Hyperspectral Imaging (HSI), capturing information across hundreds of spectral bands, has revolutionized data analysis in agriculture. Our research focuses on leveraging HSI for agricultural advancements in Colombia. We conduct comprehensive comparative studies on various target detection algorithms applied to hyperspectral imagery, aiming to enhance crop monitoring and management. By evaluating these algorithms in diverse agricultural scenarios, our work contributes to optimizing crop health and yield, particularly in Colombian ecosystems.
The outcome for many cancer patients has substantially improved over the last two decades with the introduction of drugs targeting kinases and other proteins in signaling pathways disrupted in tumor cells. However, almost all tumors eventually develop resistance to these drugs, leading to cancer recurrence.
Our Contribution (Nature, 2017): We developed and applied computational methods to uncover how cancer cells coordinate drug resistance through gene regulatory networks. Using the φ-mixing coefficient algorithm on single-cell data, we discovered that just 4 master regulator genes orchestrate the entire resistance program across 19 genes.
→ Read Full Details of Our Cancer Research Discovery
How exponentially growing cells maintain size homeostasis is a fundamental question. Recent single-cell studies in various organisms have uncovered new mechanisms controlling cell size, despite inherent stochastic behavior. Through statistical analysis of thousands of cell-cycle measurements, we developed a stochastic processes framework. This framework suggests possible molecular mechanisms relevant to not only size homeostasis but also key components in fundamental cell processes.
Transmission of HIV occurs via two mechanisms: the free virus pathway and cell-cell transmission, where infected cells form virological synapses with uninfected cells. HIV replication involves a positive feedback loop controlled by the viral protein Tat, potentially acting as a stochastic switch in determining cell latency. We study a mathematical model of HIV replication incorporating both transmission pathways. Our model demonstrates that the high multiplicity of infection in cell-cell transmission suppresses latent infection, providing an evolutionary benefit to the virus.

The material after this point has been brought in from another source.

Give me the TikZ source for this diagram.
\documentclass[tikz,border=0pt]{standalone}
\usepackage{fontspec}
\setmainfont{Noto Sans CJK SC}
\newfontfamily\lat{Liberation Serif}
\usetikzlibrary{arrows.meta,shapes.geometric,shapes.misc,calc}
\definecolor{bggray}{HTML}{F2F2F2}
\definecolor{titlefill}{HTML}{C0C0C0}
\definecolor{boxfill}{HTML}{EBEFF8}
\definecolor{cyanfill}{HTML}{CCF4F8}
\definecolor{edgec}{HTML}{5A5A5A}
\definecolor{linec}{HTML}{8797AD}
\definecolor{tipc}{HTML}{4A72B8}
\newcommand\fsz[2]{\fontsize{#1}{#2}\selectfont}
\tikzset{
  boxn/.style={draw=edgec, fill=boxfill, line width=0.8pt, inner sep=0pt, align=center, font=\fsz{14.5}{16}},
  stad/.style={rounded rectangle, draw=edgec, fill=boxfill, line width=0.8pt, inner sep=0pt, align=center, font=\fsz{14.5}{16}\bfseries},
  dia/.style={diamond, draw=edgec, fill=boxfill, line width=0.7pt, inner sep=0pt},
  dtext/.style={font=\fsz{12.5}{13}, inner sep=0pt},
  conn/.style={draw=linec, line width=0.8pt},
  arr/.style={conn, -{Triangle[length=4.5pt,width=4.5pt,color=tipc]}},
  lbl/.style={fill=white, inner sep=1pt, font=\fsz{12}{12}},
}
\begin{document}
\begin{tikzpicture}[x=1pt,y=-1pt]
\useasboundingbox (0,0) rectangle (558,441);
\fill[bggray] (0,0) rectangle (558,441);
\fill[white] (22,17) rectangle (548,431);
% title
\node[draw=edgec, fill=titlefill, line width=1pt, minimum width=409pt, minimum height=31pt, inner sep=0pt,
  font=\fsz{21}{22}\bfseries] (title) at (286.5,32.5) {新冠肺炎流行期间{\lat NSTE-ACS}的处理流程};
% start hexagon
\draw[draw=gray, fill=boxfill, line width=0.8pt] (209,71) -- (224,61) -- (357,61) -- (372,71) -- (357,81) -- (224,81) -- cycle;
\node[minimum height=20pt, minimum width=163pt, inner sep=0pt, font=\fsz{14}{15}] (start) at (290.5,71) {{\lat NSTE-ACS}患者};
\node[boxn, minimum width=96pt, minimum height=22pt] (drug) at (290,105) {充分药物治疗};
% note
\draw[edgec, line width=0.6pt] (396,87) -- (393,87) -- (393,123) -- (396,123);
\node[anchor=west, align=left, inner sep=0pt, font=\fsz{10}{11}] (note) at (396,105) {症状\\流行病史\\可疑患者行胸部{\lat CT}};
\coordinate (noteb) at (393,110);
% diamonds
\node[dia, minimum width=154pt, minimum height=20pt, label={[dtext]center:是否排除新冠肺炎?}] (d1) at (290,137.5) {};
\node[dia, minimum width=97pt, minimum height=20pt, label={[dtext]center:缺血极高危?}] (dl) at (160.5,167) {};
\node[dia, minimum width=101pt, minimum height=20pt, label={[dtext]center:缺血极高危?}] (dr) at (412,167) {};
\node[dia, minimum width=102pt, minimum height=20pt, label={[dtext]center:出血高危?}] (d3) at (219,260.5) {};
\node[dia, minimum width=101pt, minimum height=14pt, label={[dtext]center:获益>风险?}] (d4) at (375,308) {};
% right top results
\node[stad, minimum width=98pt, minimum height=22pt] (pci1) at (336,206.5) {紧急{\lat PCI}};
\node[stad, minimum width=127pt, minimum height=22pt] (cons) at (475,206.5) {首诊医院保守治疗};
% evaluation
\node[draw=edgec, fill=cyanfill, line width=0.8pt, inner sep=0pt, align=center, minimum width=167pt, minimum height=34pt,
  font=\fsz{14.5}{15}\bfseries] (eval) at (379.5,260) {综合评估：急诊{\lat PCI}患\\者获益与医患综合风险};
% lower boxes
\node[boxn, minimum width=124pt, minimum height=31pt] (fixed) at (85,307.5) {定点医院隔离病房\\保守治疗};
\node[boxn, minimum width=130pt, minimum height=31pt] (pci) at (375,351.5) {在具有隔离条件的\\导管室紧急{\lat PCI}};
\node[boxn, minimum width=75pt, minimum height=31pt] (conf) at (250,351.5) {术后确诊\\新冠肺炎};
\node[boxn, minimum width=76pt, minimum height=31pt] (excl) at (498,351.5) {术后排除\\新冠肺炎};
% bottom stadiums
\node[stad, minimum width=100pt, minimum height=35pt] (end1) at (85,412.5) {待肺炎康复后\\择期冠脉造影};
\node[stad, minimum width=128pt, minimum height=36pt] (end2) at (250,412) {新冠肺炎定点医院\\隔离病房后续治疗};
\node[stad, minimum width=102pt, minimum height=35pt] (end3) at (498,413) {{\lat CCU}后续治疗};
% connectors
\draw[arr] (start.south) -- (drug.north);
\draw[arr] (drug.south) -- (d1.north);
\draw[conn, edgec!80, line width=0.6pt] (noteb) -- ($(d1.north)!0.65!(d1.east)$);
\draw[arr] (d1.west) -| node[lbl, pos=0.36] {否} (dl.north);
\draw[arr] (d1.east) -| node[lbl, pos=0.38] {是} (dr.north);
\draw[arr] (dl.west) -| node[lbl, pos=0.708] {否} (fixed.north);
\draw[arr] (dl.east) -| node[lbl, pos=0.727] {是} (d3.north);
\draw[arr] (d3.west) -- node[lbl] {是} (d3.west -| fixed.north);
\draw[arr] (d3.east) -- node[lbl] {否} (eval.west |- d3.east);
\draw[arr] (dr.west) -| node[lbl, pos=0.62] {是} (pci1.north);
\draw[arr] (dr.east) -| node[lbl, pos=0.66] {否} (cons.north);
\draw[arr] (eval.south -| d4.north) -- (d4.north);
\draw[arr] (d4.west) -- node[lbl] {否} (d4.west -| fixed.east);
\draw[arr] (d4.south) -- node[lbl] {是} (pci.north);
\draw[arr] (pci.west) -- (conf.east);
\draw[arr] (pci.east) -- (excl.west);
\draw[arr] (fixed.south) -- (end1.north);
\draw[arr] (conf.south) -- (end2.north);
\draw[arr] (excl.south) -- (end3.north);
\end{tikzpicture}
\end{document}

Artificial Intelligence (AI) represents a complex computational model, trained with vast amounts of data, capable of making predictions and uncovering patterns in biological and agricultural research. Our work harnesses AI to complement and enhance traditional mathematical and computational models. By integrating AI, we can analyze large datasets more efficiently, providing deeper insights and more accurate predictions. This synergy between AI and traditional modeling techniques allows us to tackle complex problems in biology and agriculture with unprecedented precision and scale. Our research demonstrates how AI can be seamlessly integrated into various studies, from improving crop yields through advanced imaging techniques to understanding disease resistance mechanisms and cellular processes at a molecular level.